Indian-born Abu Hamza is a suspected member of Pakistan militant group Lashkar-e-Taiba, local media reported.

India blames the group for the attacks that stunned the country and damaged relations with Pakistan.

Authorities believe Mr Hamza is the voice of a previously unidentified man who was taped speaking by phone from Pakistan to the militants involved in the Mumbai attacks.

He is also said to have coached the attackers in speaking Hindi, according to the reports.

The ten gunmen killed commuters, foreigners and some wealthy Indian businessmen in the attacks on two luxury hotels, a Jewish centre and a train station.
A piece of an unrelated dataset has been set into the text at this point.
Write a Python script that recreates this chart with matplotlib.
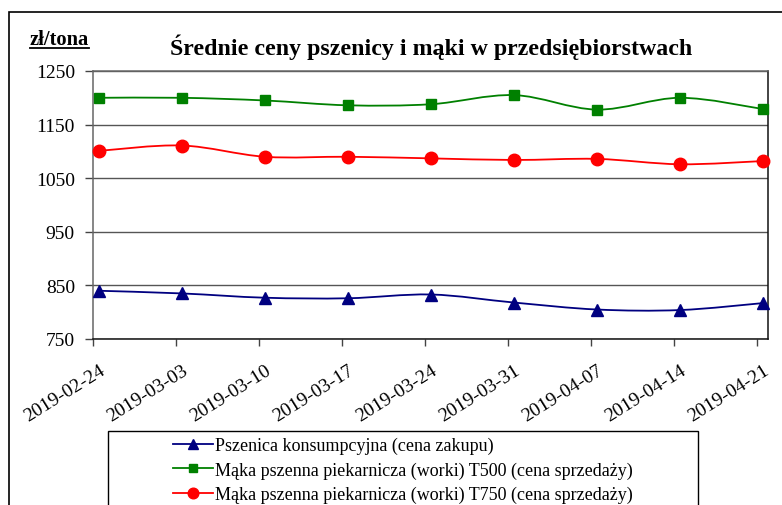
import matplotlib
matplotlib.use('Agg')
import matplotlib.pyplot as plt
import matplotlib.transforms as mtransforms
from matplotlib.path import Path
from matplotlib.patches import PathPatch, Rectangle
from matplotlib.lines import Line2D
import numpy as np

# data
dates = ['2019-02-24', '2019-03-03', '2019-03-10', '2019-03-17', '2019-03-24',
         '2019-03-31', '2019-04-07', '2019-04-14', '2019-04-21']
pszenica = [840, 835, 827, 826, 833, 818, 805, 804, 817]
t500 = [1200, 1200, 1195, 1186, 1188, 1205, 1178, 1200, 1179]
t750 = [1101, 1111, 1090, 1090, 1087, 1084, 1086, 1076, 1082]

labels = ['Pszenica konsumpcyjna (cena zakupu)',
          'Mąka pszenna piekarnicza (worki) T500 (cena sprzedaży)',
          'Mąka pszenna piekarnicza (worki) T750 (cena sprzedaży)']

plt.rcParams['font.family'] = ['Liberation Serif', 'DejaVu Serif']

W, H = 782, 506
fig = plt.figure(figsize=(W / 100, H / 100), dpi=100)
ax = fig.add_axes([93 / W, 1 - 340 / H, (768 - 93) / W, (340 - 72) / H])


def smooth_path(x, y):
    # Excel-like smoothed line: Catmull-Rom converted to cubic Bezier
    pts = np.column_stack([x, y]).astype(float)
    verts = [pts[0]]
    codes = [Path.MOVETO]
    n = len(pts)
    for i in range(n - 1):
        p0 = pts[max(i - 1, 0)]
        p1 = pts[i]
        p2 = pts[i + 1]
        p3 = pts[min(i + 2, n - 1)]
        c1 = p1 + (p2 - p0) / 6
        c2 = p2 - (p3 - p1) / 6
        verts += [c1, c2, p2]
        codes += [Path.CURVE4] * 3
    return Path(verts, codes)


x = np.arange(len(dates))
series = [
    (pszenica, '#000080', '^', 8.5),
    (t500, '#008000', 's', 7.5),
    (t750, '#FF0000', 'o', 9),
]

handles = []
for vals, col, mk, ms in series:
    ax.add_patch(PathPatch(smooth_path(x, vals), facecolor='none',
                           edgecolor=col, lw=1.3, zorder=3))
    ax.plot(x, vals, ls='none', marker=mk, ms=ms, color=col, zorder=4,
            clip_on=False)
    handles.append(Line2D([], [], color=col, lw=1.3, marker=mk, ms=ms * 0.85))

ax.set_xlim(-0.072, 8.06)
ax.set_ylim(750, 1250)
ax.set_yticks([750, 850, 950, 1050, 1150, 1250])
ax.set_xticks(x - 0.07)
ax.set_xticklabels(dates, rotation=32, ha='right', va='top',
                   rotation_mode='anchor')
ax.yaxis.grid(True, color='#555555', lw=1.0)
ax.set_axisbelow(True)

ax.tick_params(axis='y', direction='out', length=6, width=1, color='#444444',
               pad=7, labelsize=14)
ax.tick_params(axis='x', direction='out', length=5, width=1, color='#444444',
               pad=11, labelsize=14)
offset = mtransforms.ScaledTranslation(0.06, 0, fig.dpi_scale_trans)
for lbl in ax.get_xticklabels():
    lbl.set_transform(lbl.get_transform() + offset)

for side in ['left', 'top']:
    ax.spines[side].set_color('#666666')
for side in ['right', 'bottom']:
    ax.spines[side].set_color('#111111')
for sp in ax.spines.values():
    sp.set_linewidth(1.1)

# outer chart frame (cut off at right and bottom in the reference)
fig.patches.append(Rectangle((9 / W, -0.2), 1.2, 1.2 - 13 / H,
                             transform=fig.transFigure, fill=False,
                             edgecolor='black', lw=1.2))

fig.text(431 / W, 1 - 55 / H, 'Średnie ceny pszenicy i mąki w przedsiębiorstwach',
         ha='center', va='baseline', fontsize=17.2, fontweight='bold')
fig.text(30 / W, 1 - 45 / H, 'zł/tona', ha='left', va='baseline',
         fontsize=14.8, fontweight='bold')
fig.lines.append(Line2D([30 / W, 89 / W], [1 - 49 / H, 1 - 49 / H],
                        transform=fig.transFigure, color='black', lw=1.3))

# legend frame (its bottom edge lies below the image)
fig.patches.append(Rectangle((108 / W, -0.2), (698 - 108) / W, 0.2 + 1 - 432 / H,
                             transform=fig.transFigure, fill=False,
                             edgecolor='black', lw=1.0))
fig.legend(handles, labels, loc='upper left',
           bbox_to_anchor=(173 / W, 1 - 438 / H), frameon=False,
           fontsize=13, handlelength=2.2, handletextpad=0.12,
           labelspacing=0.4, borderpad=0, borderaxespad=0)

fig.savefig('out.png', dpi=100)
Some local media reported that Mr Hamza had been deported from Saudi Arabia and arrested on landing at Delhi airport.

Public prosecutor Rajiv Mohan said that the suspect would be held in police custody for 15 days for questioning.

A voice believed to belong to Mr Hamza was recorded talking to the gunmen attacking a Jewish centre in south Mumbai during the three-day attack.

According to the Times of India newspaper, he told the attackers to convey to the media that the "attack was a trailer and the entire movie was yet to come".

India has repeatedly called on Pakistan to take action against Hafiz Saeed, the man blamed for masterminding the Mumbai attacks.

In May, US Secretary of State Hillary Clinton authorised a $10m reward for information leading to his capture.